Once you start with supply as the driving question, it changes how we think about trade-offs, and makes clearer the opportunity cost of inaction. And this is especially where the movement originated, in housing activism in the United States.
The problems on both sides of the Atlantic in this case are similar. In cities like San Francisco and New York, just like in, well, basically all of Britain, demand for housing hugely outstrips supply, making the cities extremely expensive to live in.
And the cause is similar: it’s simply too hard to build. America has a legalistic culture, with new housing schemes often bogged down in lawsuits. And here in Britain, our planning system is plagued with layers of consultation, review and regulation – all of which has the net effect of making building more homes torturously slow, and unable to keep pace with demand.
This is perhaps why housing is the area of the so-called Abundance Agenda that Keir Starmer has embraced most wholeheartedly. At the Labour Party conference in 2023, when asked if he is a “YIMBY” – a pro-building advocate who says “Yes In My Back Yard”, the prime minister simply replied “Yes”.

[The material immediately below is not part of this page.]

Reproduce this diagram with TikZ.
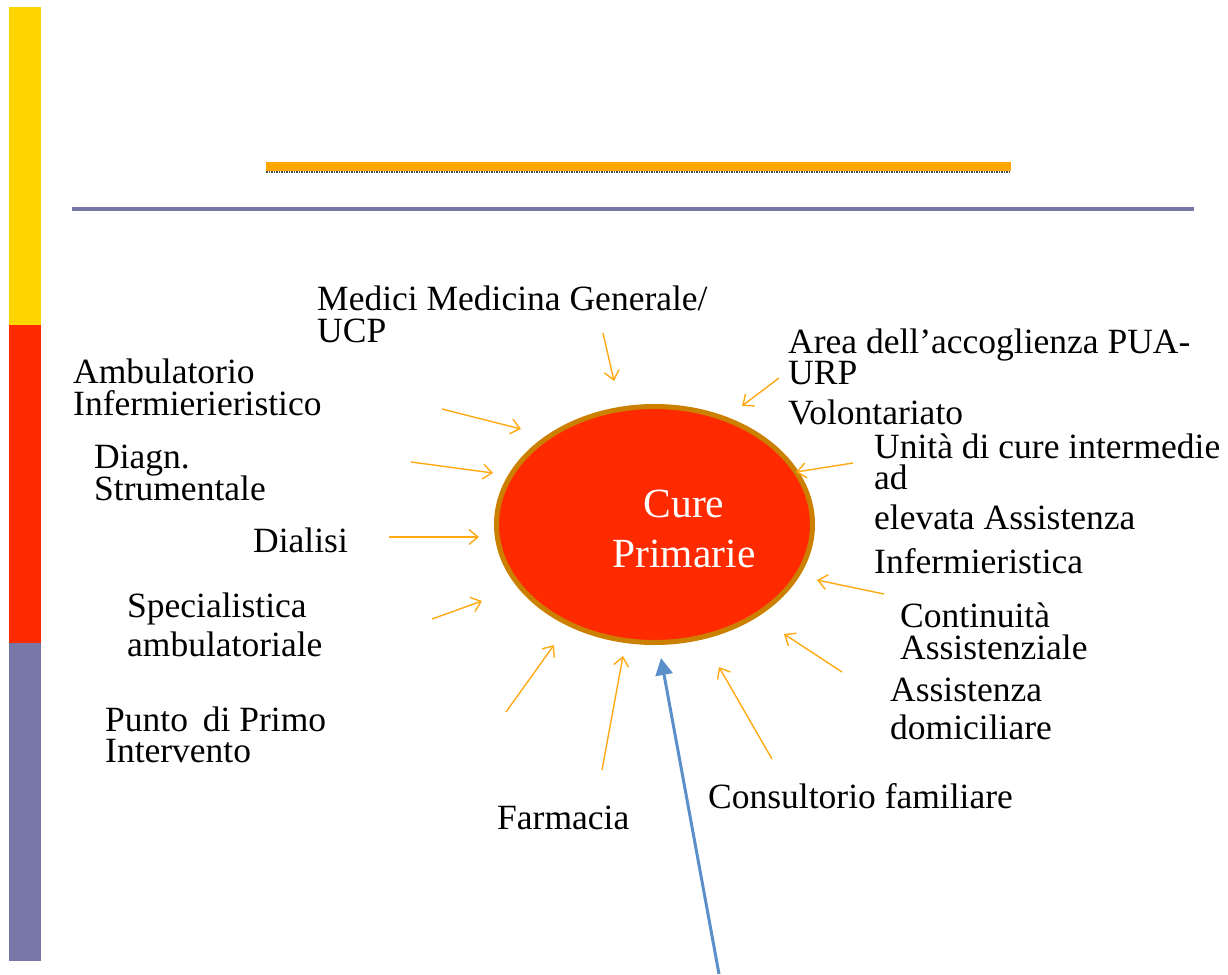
\documentclass[tikz,border=0pt]{standalone}
\usepackage{fontspec}
\setmainfont{Liberation Serif}
\usetikzlibrary{arrows.meta,shapes.geometric}
\definecolor{barYellow}{RGB}{255,213,0}
\definecolor{barRed}{RGB}{255,42,0}
\definecolor{barPurple}{RGB}{120,120,168}
\definecolor{barOrange}{RGB}{255,167,0}
\definecolor{arrOrange}{RGB}{255,170,20}
\definecolor{rimBrown}{RGB}{204,128,0}
\definecolor{discRed}{RGB}{255,42,0}
\definecolor{arrBlue}{RGB}{91,143,201}
\tikzset{
  lbl/.style={anchor=base west, inner sep=0pt, text height=22pt, text depth=6pt, font=\fontsize{35.5}{32}\selectfont, text=black},
  ctr/.style={anchor=base, inner sep=0pt, font=\fontsize{41.5}{44}\selectfont, text=white},
  feed/.style={draw=arrOrange, line width=1.4pt, -{Straight Barb[length=9pt,width=15pt,line width=1.4pt]}},
  mainarr/.style={draw=arrBlue, line width=3pt, -{Triangle[length=17pt,width=17pt]}}
}
\begin{document}
\begin{tikzpicture}[x=1pt,y=-1pt]
\useasboundingbox (0,0) rectangle (1228,974);
\fill[white] (0,0) rectangle (1228,974);
% left bar
\fill[barYellow] (9,7) rectangle (41,325);
\fill[barRed] (9,325) rectangle (41,643);
\fill[barPurple] (9,643) rectangle (41,961);
% title lines
\fill[barOrange] (266,162) rectangle (1011,171);
\draw[black!70, line width=1.5pt, dash pattern=on 1.5pt off 1pt] (266,172) -- (1011,172);
\fill[barPurple] (72,207) rectangle (1194,211);
% central disc
\node[draw=rimBrown, fill=discRed, line width=5pt, ellipse, minimum width=316pt, minimum height=236pt, inner sep=0pt] (cp) at (654.5,524.5) {};
\node[ctr] (cure) at (684,517) {Cure};
\node[ctr] (prim) at (684,567) {Primarie};
% labels
\node[lbl] (med1) at (317,310) {Medici Medicina Generale/};
\node[lbl] (med2) at (317,342) {UCP};
\node[lbl] (area1) at (788,353) {Area dell’accoglienza PUA-};
\node[lbl] (area2) at (788,384) {URP};
\node[lbl] (vol) at (788,424) {Volontariato};
\node[lbl] (uni1) at (874,458) {Unità di cure intermedie};
\node[lbl] (uni2) at (874,489) {ad};
\node[lbl] (uni3) at (874,529) {elevata Assistenza};
\node[lbl] (uni4) at (874,573) {Infermieristica};
\node[lbl] (con1) at (900,627) {Continuità};
\node[lbl] (con2) at (900,659) {Assistenziale};
\node[lbl] (dom1) at (890,701) {Assistenza};
\node[lbl] (dom2) at (890,739) {domiciliare};
\node[lbl] (cons) at (708,808) {Consultorio familiare};
\node[lbl] (farm) at (497,829) {Farmacia};
\node[lbl] (amb1) at (73,383) {Ambulatorio};
\node[lbl] (amb2) at (73,415) {Infermierieristico};
\node[lbl] (dia1) at (94,468) {Diagn.};
\node[lbl] (dia2) at (94,500) {Strumentale};
\node[lbl] (dial) at (253,552) {Dialisi};
\node[lbl] (spe1) at (127,617) {Specialistica};
\node[lbl] (spe2) at (127,656) {ambulatoriale};
\node[lbl] (pun1) at (105,731) {Punto\hspace{6pt} di Primo};
\node[lbl] (pun2) at (105,762) {Intervento};
% arrow end points
\coordinate (aMedS) at (603,333);  \coordinate (aMedE) at (614,381);
\coordinate (aAreS) at (779,378);  \coordinate (aAreE) at (742,406);
\coordinate (aUniS) at (853,463);  \coordinate (aUniE) at (796,472);
\coordinate (aInfS) at (884,594);  \coordinate (aInfE) at (817,580);
\coordinate (aDomS) at (842,672);  \coordinate (aDomE) at (784,634);
\coordinate (aConS) at (772,759);  \coordinate (aConE) at (719,667);
\coordinate (aFarS) at (602,770);  \coordinate (aFarE) at (623,656);
\coordinate (aPunS) at (506,712);  \coordinate (aPunE) at (554,645);
\coordinate (aSpeS) at (432,619);  \coordinate (aSpeE) at (482,601);
\coordinate (aDiaS) at (389,537);  \coordinate (aDiaE) at (479,537);
\coordinate (aStrS) at (411,462);  \coordinate (aStrE) at (493,473);
\coordinate (aAmbS) at (442,409);  \coordinate (aAmbE) at (521,429);
\coordinate (aBluS) at (719,974);  \coordinate (aBluE) at (661,658);
% arrows
\draw[feed] (aMedS) -- (aMedE);
\draw[feed] (aAreS) -- (aAreE);
\draw[feed] (aUniS) -- (aUniE);
\draw[feed] (aInfS) -- (aInfE);
\draw[feed] (aDomS) -- (aDomE);
\draw[feed] (aConS) -- (aConE);
\draw[feed] (aFarS) -- (aFarE);
\draw[feed] (aPunS) -- (aPunE);
\draw[feed] (aSpeS) -- (aSpeE);
\draw[feed] (aDiaS) -- (aDiaE);
\draw[feed] (aStrS) -- (aStrE);
\draw[feed] (aAmbS) -- (aAmbE);
\draw[mainarr] (aBluS) -- (aBluE);
\end{tikzpicture}
\end{document}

And the benefits of an abundance view that advocates increasing the supply of housing is clear, as building more homes – an abundance of homes – solves, well, seemingly everything.
For example, if we can reduce the proportion of household incomes spent on housing, people will feel better off – and will be able to put their money at work where it is more economically useful. More housing would also make it easier for people to move to where there are new job opportunities – better matching skills to where they are needed.
It can even reduce regional inequality, by increasing geographic mobility, and not just filtering wealth straight to the landlords at the top of the tree. And building more could also make future population pyramid problems less severe, as with more housing, people will have more space to raise families.
No wonder an influential 2021 essay coined the phrase the “housing theory of everything”, to describe Britain’s problems.
Seeing the prime minister apparently water down his commitment to planning reform in the commons felt like backward step. But there is at least some reason for optimism here in the UK. The core problem has been identified – our lack of growth – and my view is that the ideas around abundance make an effective lens that shows us the route to a country that works.
Britain might feel broken right now, but the simple idea of abundance has gained a good deal of attention in the Labour party. It’s an outlook with far-reaching consequences – and one that suggests we might just have the tools to build a country that works after all.